转载

美团Robust热修复框架原理解析

目前热修复框架主要有QQ空间补丁、HotFix、Tinker、Robust等。热修复框架按照原理大致可以分为三类：

基于 multidex机制干预 ClassLoader 加载dex
native 替换方法结构体
instant-run 插桩方案

QQ空间补丁和Tinker都是使用的方案一；阿里的AndFix使用的是方案二；美团的Robust使用的是方案三。

1. QQ空间补丁原理

把补丁类生成 patch.dex ，在app启动时，使用反射获取当前应用的 ClassLoader ，也就是 BaseDexClassLoader ，反射获取其中的 pathList ，类型为 DexPathList ，反射获取其中的 Element[] dexElements , 记为 elements1 ;然后使用当前应用的 ClassLoader 作为父 ClassLoader ，构造出 patch.dex 的 DexClassLoader ,通用通过反射可以获取到对应的 Element[] dexElements ，记为 elements2 。将 elements2 拼在 elements1 前面，然后再去调用加载类的方法 loadClass 。

隐藏的技术难点 CLASS_ISPREVERIFIED 问题

apk在安装时会进行dex文件进行验证和优化操作。这个操作能让app运行时直接加载odex文件，能够减少对内存占用，加快启动速度，如果没有odex操作，需要从apk包中提取dex再运行。

在验证过程，如果某个类的调用关系都在同一个dex文件中，那么这个类会被打上 CLASS_ISPREVERIFIED 标记，表示这个类已经预先验证过了。但是再使用的过程中会反过来校验下，如果这个类被打上了 CLASS_ISPREVERIFIED 但是存在调用关系的类不在同一个dex文件中的话，会直接抛出异常。

为了解决这个问题，QQ空间给出的解决方案就是，准备一个 AntilazyLoad 类，这个类会单独打包成一个 hack.dex，然后在所有的类的构造方法中增加这样的代码：

if (ClassVerifier.PREVENT_VERIFY) {
   System.out.println(AntilazyLoad.class);
}
复制代码

这样在 odex 过程中，每个类都会出现 AntilazyLoad 在另一个dex文件中的问题，所以odex的验证过程也就不会继续下去，这样做牺牲了dvm对dex的优化效果了。

2. Tinker 原理

对于Tinker，修复前和修复后的apk分别定义为apk1和apk2，tinker自研了一套dex文件差分合并算法，在生成补丁包时，生成一个差分包 patch.dex，后端下发patch.dex到客户端时，tinker会开一个线程把旧apk的class.dex和patch.dex合并，生成新的class.dex并存放在本地目录上，重新启动时，会使用本地新生成的class.dex对应的elements替换原有的elements数组。

3. AndFix 原理

AndFix的修复原理是替换方法的结构体。
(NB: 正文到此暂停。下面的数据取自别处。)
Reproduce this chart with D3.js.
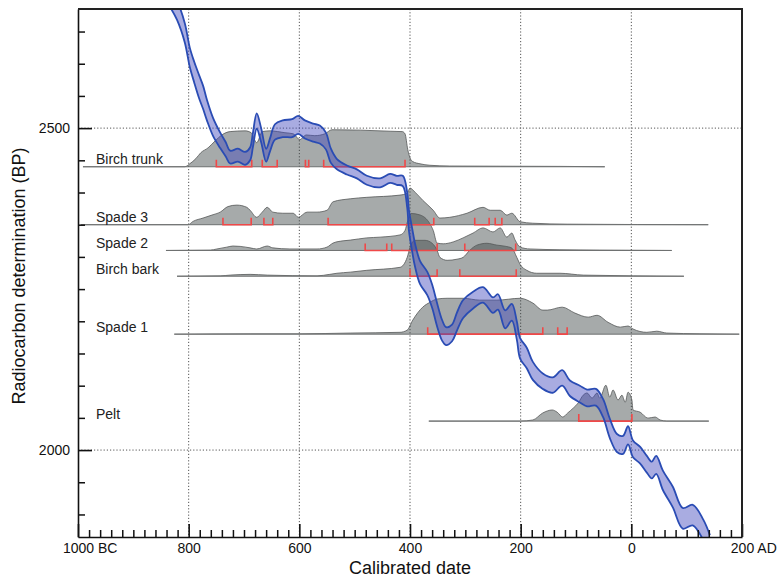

在native层获取修复前类和修复后类的指针，然后将旧方法的属性指针指向新方法。由于不同系统版本下的方法结构体不同，而且davilk与art虚拟机处理方式也不一样，所以需要针对不同系统针对性的替换方法结构体。

// AndFix 代码目录结构
jni
├─ Android.mk
├─ Application.mk
├─ andfix.cpp
├─ art
│  ├─ art.h
│  ├─ art_4_4.h
│  ├─ art_5_0.h
│  ├─ art_5_1.h
│  ├─ art_6_0.h
│  ├─ art_7_0.h
│  ├─ art_method_replace.cpp
│  ├─ art_method_replace_4_4.cpp
│  ├─ art_method_replace_5_0.cpp
│  ├─ art_method_replace_5_1.cpp
│  ├─ art_method_replace_6_0.cpp
│  └─ art_method_replace_7_0.cpp
├─ common.h
└─ dalvik
   ├─ dalvik.h
   └─ dalvik_method_replace.cpp
复制代码

二、美团 Robust 热修复方案原理

下面，进入今天的主题，Robust热修复方案。首先，介绍一下 Robust 的实现原理。

以 State 类为例

public long getIndex() {
    return 100L;
}
复制代码

插桩后的 State 类

public static ChangeQuickRedirect changeQuickRedirect;
public long getIndex() {
    if(changeQuickRedirect != null) {
        //PatchProxy中封装了获取当前className和methodName的逻辑，并在其内部最终调用了changeQuickRedirect的对应函数
        if(PatchProxy.isSupport(new Object[0], this, changeQuickRedirect, false)) {
            return ((Long)PatchProxy.accessDispatch(new Object[0], this, changeQuickRedirect, false)).longValue();
        }
    }
    return 100L;
}
复制代码

我们生成一个 StatePatch 类, 创一个实例并反射赋值给 State 的 changeQuickRedirect 变量。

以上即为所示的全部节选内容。